Sequential Image-based Attention Network for Inferring Force Estimation without Haptic Sensor
This work addresses the challenge of force estimation without haptic sensors, which could benefit robotics and human-computer interaction, but it appears incremental as it builds on existing deep learning methods with novel attention mechanisms.
The paper tackles the problem of estimating interaction forces between objects using only visual input, proposing a recurrent convolutional neural network with a sequential image-based attention module that achieved successful force inference under various conditions.

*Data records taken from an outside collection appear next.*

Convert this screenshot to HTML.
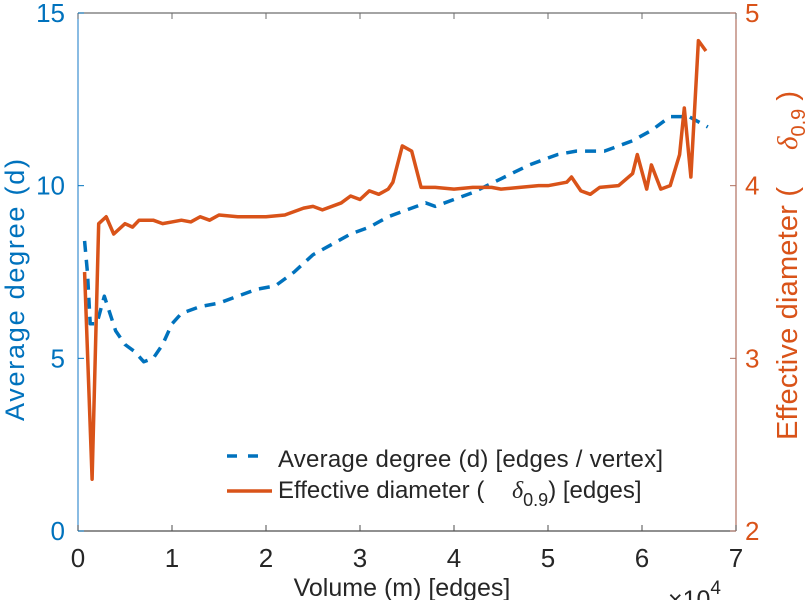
<!DOCTYPE html>
<html><head><meta charset="utf-8"><style>
body{margin:0;background:#fff;}
svg{display:block;font-family:"Liberation Sans",sans-serif;}
</style></head><body>
<svg id="chart" width="812" height="600">
<g id="axes"></g>
<g id="series"></g>
<g>
 <line x1="227" y1="456" x2="265" y2="456" stroke="#0072BD" stroke-width="3.5" stroke-dasharray="10,11"/>
 <text x="278" y="467" font-size="24" textLength="385" fill="#262626">Average degree (d) [edges / vertex]</text>
 <line x1="227" y1="491" x2="272" y2="491" stroke="#D95319" stroke-width="3.5"/>
 <text x="278" y="498" font-size="24" fill="#262626">Effective diameter (<tspan x="512" font-style="italic" font-family="Liberation Serif">δ</tspan><tspan font-size="18" dy="8">0.9</tspan><tspan dy="-8">) [edges]</tspan></text>
</g>
<text x="402" y="596" font-size="25" fill="#262626" text-anchor="middle">Volume (m) [edges]</text>
<text x="668" y="608" font-size="25" fill="#262626">×10<tspan font-size="19" dy="-14">4</tspan></text>
<text transform="translate(24,421) rotate(-90)" font-size="27" textLength="262" fill="#0072BD">Average degree (d)</text>
<g>
 <text transform="translate(797,440) rotate(-90)" font-size="29" textLength="253" fill="#D95319">Effective diameter (</text>
 <text transform="translate(797,150) rotate(-90)" font-size="29" fill="#D95319"><tspan font-style="italic" font-family="Liberation Serif">δ</tspan><tspan font-size="20" dy="8">0.9</tspan><tspan dy="-8">&#160;)</tspan></text>
</g>
</svg>
<script>
const xTicks=[0,1,2,3,4,5,6,7];
const leftTicks=[0,5,10,15];
const rightTicks=[2,3,4,5];
const degreeX=[0.07,0.1,0.13,0.2,0.28,0.4,0.5,0.6,0.7,0.8,0.9,1.0,1.1,1.3,1.5,1.7,1.9,2.1,2.3,2.5,2.7,2.9,3.1,3.3,3.5,3.7,3.8,4.0,4.2,4.5,4.8,5.1,5.3,5.6,5.9,6.1,6.3,6.5,6.7];
const degreeY=[8.4,7.5,6.0,6.0,6.8,5.8,5.4,5.2,4.9,5.0,5.4,6.0,6.3,6.5,6.6,6.8,7.0,7.1,7.5,8.0,8.3,8.6,8.8,9.1,9.3,9.5,9.4,9.6,9.8,10.2,10.6,10.9,11.0,11.0,11.3,11.6,12.0,12.0,11.7];
const diamX=[0.07,0.15,0.22,0.3,0.38,0.5,0.58,0.65,0.8,0.9,1.0,1.1,1.2,1.3,1.4,1.5,1.7,1.9,2.0,2.2,2.4,2.5,2.6,2.8,2.9,3.0,3.1,3.2,3.3,3.35,3.45,3.55,3.65,3.8,4.0,4.2,4.4,4.5,4.7,4.9,5.0,5.2,5.25,5.35,5.45,5.55,5.75,5.9,5.95,6.05,6.1,6.2,6.3,6.4,6.45,6.52,6.6,6.68];
const diamY=[3.5,2.3,3.78,3.82,3.72,3.78,3.76,3.8,3.8,3.78,3.79,3.8,3.79,3.82,3.8,3.83,3.82,3.82,3.82,3.83,3.87,3.88,3.86,3.9,3.94,3.92,3.97,3.95,3.98,4.02,4.23,4.2,3.99,3.99,3.98,3.99,3.99,3.98,3.99,4.0,4.0,4.02,4.05,3.97,3.95,3.99,4.0,4.07,4.18,3.98,4.12,3.98,4.0,4.18,4.45,4.05,4.84,4.78];
const X0=78,X1=736,Y0=531,Y1=13;
const sx=v=>X0+(X1-X0)*v/7;
const syL=v=>Y0-(Y0-Y1)*v/15;
const syR=v=>Y0-(Y0-Y1)*(v-2)/3;
const NS='http://www.w3.org/2000/svg';
const ax=document.getElementById('axes'),se=document.getElementById('series');
function mk(tag,attrs,parent,txt){const e=document.createElementNS(NS,tag);for(const k in attrs)e.setAttribute(k,attrs[k]);if(txt!==undefined)e.textContent=txt;parent.appendChild(e);return e;}
let e;
e=mk('line',{x1:X0,y1:Y0,x2:X1,y2:Y0,stroke:'#4d4d4d','stroke-width':1.2},ax);


e=mk('line',{x1:X0,y1:Y1,x2:X1,y2:Y1,stroke:'#6d6d6d','stroke-width':1.2},ax);


e=mk('line',{x1:X0,y1:Y0,x2:X0,y2:Y1,stroke:'#3d8fd0','stroke-width':1.2},ax);


e=mk('line',{x1:X1,y1:Y0,x2:X1,y2:Y1,stroke:'#b07060','stroke-width':1.2},ax);


xTicks.forEach(t=>{
 mk('line',{x1:sx(t),y1:Y0,x2:sx(t),y2:Y0-6,stroke:'#4d4d4d'},ax);
 mk('line',{x1:sx(t),y1:Y1,x2:sx(t),y2:Y1+6,stroke:'#6d6d6d'},ax);
 e=mk('text',{x:sx(t),y:Y0+36,'font-size':26,fill:'#262626','text-anchor':'middle'},ax,String(t));
 
 
});
leftTicks.forEach(t=>{
 mk('line',{x1:X0,y1:syL(t),x2:X0+6,y2:syL(t),stroke:'#0072BD'},ax);
 e=mk('text',{x:X0-13,y:syL(t)+9,'font-size':26,fill:'#0072BD','text-anchor':'end'},ax,String(t));
 
 
});
rightTicks.forEach(t=>{
 mk('line',{x1:X1,y1:syR(t),x2:X1-6,y2:syR(t),stroke:'#b07060'},ax);
 e=mk('text',{x:X1+9,y:syR(t)+9,'font-size':26,fill:'#D95319'},ax,String(t));
 
 
});
e=mk('polyline',{points:degreeX.map((x,i)=>sx(x)+','+syL(degreeY[i])).join(' '),fill:'none',stroke:'#0072BD','stroke-width':3.5,'stroke-dasharray':'11,8','stroke-linejoin':'round'},se);


e=mk('polyline',{points:diamX.map((x,i)=>sx(x)+','+syR(diamY[i])).join(' '),fill:'none',stroke:'#D95319','stroke-width':3.5,'stroke-linejoin':'round'},se);


</script>
</body></html>
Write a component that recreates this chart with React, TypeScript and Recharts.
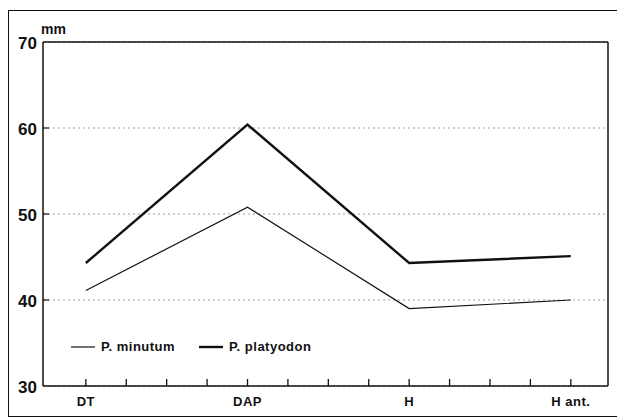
import React from 'react';
import { LineChart, Line, XAxis, YAxis, CartesianGrid, ReferenceLine, Legend } from 'recharts';

const categories = ['DT', 'DAP', 'H', 'H ant.'];
const minutum = [41.1, 50.8, 39.0, 40.0];
const platyodon = [44.3, 60.4, 44.3, 45.1];
const yTicks = [30, 40, 50, 60, 70];
const xTicks = [0, 1, 2, 3, 4, 5, 6, 7, 8, 9, 10, 11, 12];
const categoryStep = 4;

const data = categories.map((c, i) => ({
  x: i * categoryStep,
  name: c,
  minutum: minutum[i],
  platyodon: platyodon[i],
}));

const FONT = '"Liberation Sans", Arial, Helvetica, sans-serif';
const INK = '#111';

const XTick = (props: any) => {
  const { x, y, payload } = props;
  const v = payload.value as number;
  const idx = v / categoryStep;
  const isMajor = Number.isInteger(idx) && idx >= 0 && idx < categories.length;
  return (
    <g>
      <line x1={x} y1={y} x2={x} y2={y - 7} stroke={INK} strokeWidth={1.3} />
      {isMajor ? (
        <text
          x={x}
          y={y + 20}
          textAnchor="middle"
          fontFamily={FONT}
          fontWeight="bold"
          fontSize={13}
          letterSpacing={0.5}
          fill={INK}
        >
          {categories[idx]}
        </text>
      ) : null}
    </g>
  );
};

const YTick = (props: any) => {
  const { x, y, payload } = props;
  const v = payload.value as number;
  return (
    <g>
      {v !== 30 && v !== 70 ? (
        <line x1={x} y1={y} x2={x + 6} y2={y} stroke={INK} strokeWidth={1.2} />
      ) : null}
      <text
        x={x - 6}
        y={y + 7}
        textAnchor="end"
        fontFamily={FONT}
        fontWeight="bold"
        fontSize={17}
        fill={INK}
      >
        {v}
      </text>
    </g>
  );
};

const seriesWidth: Record<string, number> = { minutum: 1.2, platyodon: 2.4 };

const LegendContent = (props: any) => {
  const { payload } = props;
  return (
    <div style={{ display: 'flex', alignItems: 'center', fontFamily: FONT }}>
      {(payload || []).map((entry: any, i: number) => (
        <div
          key={entry.dataKey}
          style={{ display: 'flex', alignItems: 'center', marginLeft: i === 0 ? 0 : 24 }}
        >
          <svg width={24} height={6} style={{ display: 'block' }}>
            <line x1={0} y1={3} x2={24} y2={3} stroke={INK} strokeWidth={seriesWidth[entry.dataKey]} />
          </svg>
          <span
            style={{
              marginLeft: 6,
              fontWeight: 'bold',
              fontSize: 13,
              letterSpacing: 0.5,
              color: INK,
              lineHeight: '16px',
            }}
          >
            {entry.value}
          </span>
        </div>
      ))}
    </div>
  );
};

export default function App() {
  return (
    <div
      style={{
        position: 'absolute',
        left: 0,
        top: 0,
        width: 617,
        height: 418,
        overflow: 'hidden',
        background: '#fff',
      }}
    >
      <div
        style={{
          position: 'absolute',
          left: 8,
          top: 10,
          width: 700,
          height: 405,
          borderLeft: '1.5px solid #111',
          borderTop: '1.5px solid #111',
          borderBottom: '1.5px solid #111',
        }}
      />
      <div
        style={{
          position: 'absolute',
          left: 41,
          top: 21,
          fontFamily: FONT,
          fontWeight: 'bold',
          fontSize: 14,
          color: INK,
          lineHeight: '16px',
        }}
      >
        mm
      </div>
      <div style={{ position: 'absolute', left: 0, top: 0 }}>
        <LineChart
          width={617}
          height={418}
          data={data}
          margin={{ top: 42, right: 9, bottom: 0, left: 0 }}
        >
          <CartesianGrid
            horizontal={true}
            vertical={false}
            stroke="#888"
            strokeDasharray="2 3"
            strokeWidth={0.8}
          />
          <XAxis
            dataKey="x"
            type="number"
            domain={[-1.06, 12.92]}
            ticks={xTicks}
            allowDataOverflow
            interval={0}
            height={32}
            tickLine={false}
            tickSize={0}
            tickMargin={0}
            tick={<XTick />}
            axisLine={{ stroke: INK, strokeWidth: 1.5 }}
          />
          <YAxis
            type="number"
            domain={[30, 70]}
            ticks={yTicks}
            interval={0}
            width={43}
            tickLine={false}
            tickSize={0}
            tickMargin={0}
            tick={<YTick />}
            axisLine={{ stroke: INK, strokeWidth: 1.5 }}
          />
          <ReferenceLine y={70} stroke={INK} strokeWidth={1.5} />
          <ReferenceLine x={12.92} stroke={INK} strokeWidth={1.5} />
          <Legend
            verticalAlign="middle"
            align="center"
            layout="horizontal"
            content={<LegendContent />}
            wrapperStyle={{ left: 71, top: 339, width: 'auto', height: 16 }}
          />
          <Line
            type="linear"
            dataKey="minutum"
            name="P. minutum"
            stroke={INK}
            strokeWidth={1.2}
            dot={false}
            isAnimationActive={false}
          />
          <Line
            type="linear"
            dataKey="platyodon"
            name="P. platyodon"
            stroke={INK}
            strokeWidth={2.4}
            dot={false}
            isAnimationActive={false}
          />
        </LineChart>
      </div>
    </div>
  );
}
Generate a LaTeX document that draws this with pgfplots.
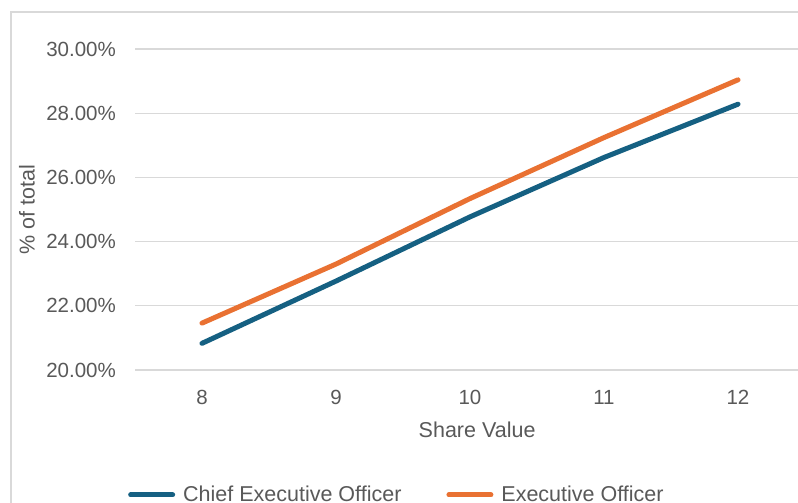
\documentclass[border=0pt]{standalone}
\usepackage{pgfplots}
\pgfplotsset{compat=1.18}
\usepackage{fontspec}
\setmainfont{Liberation Sans}
\definecolor{ceo}{HTML}{156082}
\definecolor{eo}{HTML}{E97132}
\definecolor{gridc}{HTML}{D9D9D9}
\definecolor{txt}{HTML}{595959}
\begin{document}
\begin{tikzpicture}
\useasboundingbox (0pt,0pt) rectangle (798pt,503pt);
\clip (0pt,0pt) rectangle (798pt,503pt);
\fill[white] (0pt,0pt) rectangle (798pt,503pt);
\draw[gridc, line width=1.2pt] (11pt,-20pt) -- (11pt,491pt) -- (820pt,491pt);
\begin{axis}[
  at={(135pt,133pt)}, anchor=south west,
  scale only axis, width=663pt, height=321pt,
  xmin=7.5, xmax=12.448, ymin=20, ymax=30,
  xtick={8,9,10,11,12}, ytick={20,22,24,26,28,30},
  axis line style={draw=none},
  major tick length=0pt,
  ymajorgrids, grid style={gridc, line width=1.2pt},
  clip=false,
  /pgf/number format/assume math mode=true,
  ticklabel style={font=\fontsize{20.5}{25}\selectfont, text=txt},
  yticklabel={\pgfmathprintnumber[fixed,fixed zerofill,precision=2]{\tick}\%},
  yticklabel style={inner sep=0pt, xshift=-19pt},
  xticklabel style={inner sep=0pt, yshift=-20pt},
  xlabel={Share Value}, ylabel={\% of total},
  label style={font=\fontsize{21.5}{25}\selectfont, text=txt},
  xlabel style={at={(axis description cs:0.516,-0.187)}, anchor=center},
  ylabel style={at={(axis description cs:-0.163,0.5)}, anchor=center},
  legend columns=2,
  legend style={at={(rel axis cs:-0.0106,-0.389)}, anchor=west, draw=none, fill=none,
    inner sep=0pt, nodes={inner sep=0pt, font=\fontsize{21.5}{25}\selectfont, text=txt},
    /tikz/every odd column/.append style={column sep=8pt},
    /tikz/every even column/.append style={column sep=45pt}},
  legend image code/.code={\draw[#1, line width=5pt, line cap=round] (2.5pt,0pt) -- (44.5pt,0pt);},
]
\addplot[ceo, line width=5pt, line cap=round, line join=round] coordinates {
(8,20.83) (9,22.77) (10,24.77) (11,26.62) (12,28.28)};
\addlegendentry{Chief Executive Officer}
\addplot[eo, line width=5pt, line cap=round, line join=round] coordinates {
(8,21.46) (9,23.30) (10,25.34) (11,27.24) (12,29.04)};
\addlegendentry{Executive Officer}
\end{axis}
\end{tikzpicture}
\end{document}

Humans can infer approximate interaction force between objects from only vision information because we already have learned it through experiences. Based on this idea, we propose a recurrent convolutional neural network-based method using sequential images for inferring interaction force without using a haptic sensor. For training and validating deep learning methods, we collected a large number of images and corresponding interaction forces through an electronic motor-based device. To concentrate on changing shapes of a target object by the external force in images, we propose a sequential image-based attention module, which learns a salient model from temporal dynamics. The proposed sequential image-based attention module consists of a sequential spatial attention module and a sequential channel attention module, which are extended to exploit multiple sequential images. For gaining better accuracy, we also created a weighted average pooling layer for both spatial and channel attention modules. The extensive experimental results verified that the proposed method successfully infers interaction forces under the various conditions, such as different target materials, illumination changes, and external force directions.